→ INSTRUCTION:
Restate the full listing word for word and leave the pictures out.

→ SUPPLIED INFORMATION:
============================================================

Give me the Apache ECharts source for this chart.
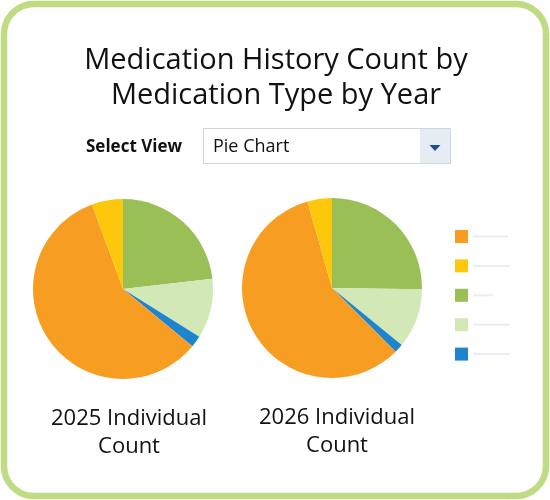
<!DOCTYPE html>
<html>
<head>
<meta charset="utf-8">
<script src="https://cdn.jsdelivr.net/npm/echarts@6/dist/echarts.min.js"></script>
<style>
  html, body { margin: 0; padding: 0; background: #fff; }
  #chart-panel { width: 550px; height: 500px; }
</style>
</head>
<body>
<div id="chart-panel"></div>
<script>
(function () {
  var myChart = echarts.init(document.querySelector('#chart-panel'));

  // medication types (legend order), colours and placeholder line widths
  var types = ['Type A', 'Type B', 'Type C', 'Type D', 'Type E'];
  var colors = ['#f79e22', '#fdc80c', '#9bbf57', '#d3e8b7', '#1e84cf'];
  var lineLen = [35, 37, 20, 37, 37];

  // share of each type per year (%)
  var count2025 = [58.4, 5.6, 23.2, 10.7, 2.1];
  var count2026 = [58.1, 4.4, 25.2, 10.7, 1.6];

  var pieTitles = ['2025 Individual\nCount', '2026 Individual\nCount'];

  // slices go clockwise from 12 o'clock: C, D, E, A, B
  var drawOrder = [2, 3, 4, 0, 1];
  function toData(vals) {
    return drawOrder.map(function (i) {
      return { name: types[i], value: vals[i], itemStyle: { color: colors[i] } };
    });
  }

  var rich = {};
  types.forEach(function (t, i) {
    rich['l' + i] = { width: lineLen[i], height: 2, lineHeight: 2, backgroundColor: '#e8edf3' };
  });

  var font = '"Open Sans", "Noto Sans", sans-serif';

  option = {
    animation: false,
    title: [{
      text: 'Medication History Count by\nMedication Type by Year',
      left: 271, top: 38, textAlign: 'center',
      textStyle: { fontFamily: font, fontSize: 29, fontWeight: 500, color: '#111', lineHeight: 35 }
    }, {
      text: pieTitles[0],
      left: 124, top: 400, textAlign: 'center',
      textStyle: { fontFamily: font, fontSize: 22, fontWeight: 500, color: '#111', lineHeight: 28 }
    }, {
      text: pieTitles[1],
      left: 332, top: 399, textAlign: 'center',
      textStyle: { fontFamily: font, fontSize: 22, fontWeight: 500, color: '#111', lineHeight: 28 }
    }],
    legend: {
      orient: 'vertical',
      left: 450, top: 225,
      data: types,
      icon: 'rect',
      itemWidth: 13, itemHeight: 13, itemGap: 16.4,
      selectedMode: false,
      formatter: function (name) {
        return '{l' + types.indexOf(name) + '| }';
      },
      textStyle: { rich: rich }
    },
    graphic: [
      { type: 'rect', shape: { x: 4, y: 4, width: 542, height: 492, r: 30 },
        style: { fill: 'none', stroke: '#bfdc85', lineWidth: 6.5 }, silent: true },
      { type: 'text', x: 86, y: 147,
        style: { text: 'Select View', fontFamily: font, fontSize: 17, fontWeight: 'bold', fill: '#111', verticalAlign: 'middle' } },
      { type: 'rect', shape: { x: 203.5, y: 128.5, width: 247, height: 35 },
        style: { fill: '#fff', stroke: '#cdd5de', lineWidth: 1 } },
      { type: 'rect', shape: { x: 420, y: 129, width: 30, height: 34 },
        style: { fill: '#e7ecf3' } },
      { type: 'polygon', shape: { points: [[429.5, 145], [440.5, 145], [435, 151]] },
        style: { fill: '#1f4f8f' } },
      { type: 'text', x: 213, y: 146.5,
        style: { text: 'Pie Chart', fontFamily: font, fontSize: 18, fill: '#111', verticalAlign: 'middle' } }
    ],
    series: [{
      type: 'pie',
      center: [123, 289], radius: 90,
      startAngle: 90, clockwise: true,
      label: { show: false }, labelLine: { show: false },
      silent: true,
      data: toData(count2025)
    }, {
      type: 'pie',
      center: [332, 288], radius: 90,
      startAngle: 90, clockwise: true,
      label: { show: false }, labelLine: { show: false },
      silent: true,
      data: toData(count2026)
    }]
  };

  myChart.setOption(option);
})();
</script>
</body>
</html>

============================================================

→ FINISHED EXERCISE:
Give me the Apache ECharts source for this chart.
<!DOCTYPE html>
<html>
<head>
<meta charset="utf-8">
<script src="https://cdn.jsdelivr.net/npm/echarts@6/dist/echarts.min.js"></script>
<style>
  html, body { margin: 0; padding: 0; background: #fff; }
  #chart-panel { width: 550px; height: 500px; }
</style>
</head>
<body>
<div id="chart-panel"></div>
<script>
(function () {
  var myChart = echarts.init(document.querySelector('#chart-panel'));

  // medication types (legend order), colours and placeholder line widths
  var types = ['Type A', 'Type B', 'Type C', 'Type D', 'Type E'];
  var colors = ['#f79e22', '#fdc80c', '#9bbf57', '#d3e8b7', '#1e84cf'];
  var lineLen = [35, 37, 20, 37, 37];

  // share of each type per year (%)
  var count2025 = [58.4, 5.6, 23.2, 10.7, 2.1];
  var count2026 = [58.1, 4.4, 25.2, 10.7, 1.6];

  var pieTitles = ['2025 Individual\nCount', '2026 Individual\nCount'];

  // slices go clockwise from 12 o'clock: C, D, E, A, B
  var drawOrder = [2, 3, 4, 0, 1];
  function toData(vals) {
    return drawOrder.map(function (i) {
      return { name: types[i], value: vals[i], itemStyle: { color: colors[i] } };
    });
  }

  var rich = {};
  types.forEach(function (t, i) {
    rich['l' + i] = { width: lineLen[i], height: 2, lineHeight: 2, backgroundColor: '#e8edf3' };
  });

  var font = '"Open Sans", "Noto Sans", sans-serif';

  option = {
    animation: false,
    title: [{
      text: 'Medication History Count by\nMedication Type by Year',
      left: 271, top: 38, textAlign: 'center',
      textStyle: { fontFamily: font, fontSize: 29, fontWeight: 500, color: '#111', lineHeight: 35 }
    }, {
      text: pieTitles[0],
      left: 124, top: 400, textAlign: 'center',
      textStyle: { fontFamily: font, fontSize: 22, fontWeight: 500, color: '#111', lineHeight: 28 }
    }, {
      text: pieTitles[1],
      left: 332, top: 399, textAlign: 'center',
      textStyle: { fontFamily: font, fontSize: 22, fontWeight: 500, color: '#111', lineHeight: 28 }
    }],
    legend: {
      orient: 'vertical',
      left: 450, top: 225,
      data: types,
      icon: 'rect',
      itemWidth: 13, itemHeight: 13, itemGap: 16.4,
      selectedMode: false,
      formatter: function (name) {
        return '{l' + types.indexOf(name) + '| }';
      },
      textStyle: { rich: rich }
    },
    graphic: [
      { type: 'rect', shape: { x: 4, y: 4, width: 542, height: 492, r: 30 },
        style: { fill: 'none', stroke: '#bfdc85', lineWidth: 6.5 }, silent: true },
      { type: 'text', x: 86, y: 147,
        style: { text: 'Select View', fontFamily: font, fontSize: 17, fontWeight: 'bold', fill: '#111', verticalAlign: 'middle' } },
      { type: 'rect', shape: { x: 203.5, y: 128.5, width: 247, height: 35 },
        style: { fill: '#fff', stroke: '#cdd5de', lineWidth: 1 } },
      { type: 'rect', shape: { x: 420, y: 129, width: 30, height: 34 },
        style: { fill: '#e7ecf3' } },
      { type: 'polygon', shape: { points: [[429.5, 145], [440.5, 145], [435, 151]] },
        style: { fill: '#1f4f8f' } },
      { type: 'text', x: 213, y: 146.5,
        style: { text: 'Pie Chart', fontFamily: font, fontSize: 18, fill: '#111', verticalAlign: 'middle' } }
    ],
    series: [{
      type: 'pie',
      center: [123, 289], radius: 90,
      startAngle: 90, clockwise: true,
      label: { show: false }, labelLine: { show: false },
      silent: true,
      data: toData(count2025)
    }, {
      type: 'pie',
      center: [332, 288], radius: 90,
      startAngle: 90, clockwise: true,
      label: { show: false }, labelLine: { show: false },
      silent: true,
      data: toData(count2026)
    }]
  };

  myChart.setOption(option);
})();
</script>
</body>
</html>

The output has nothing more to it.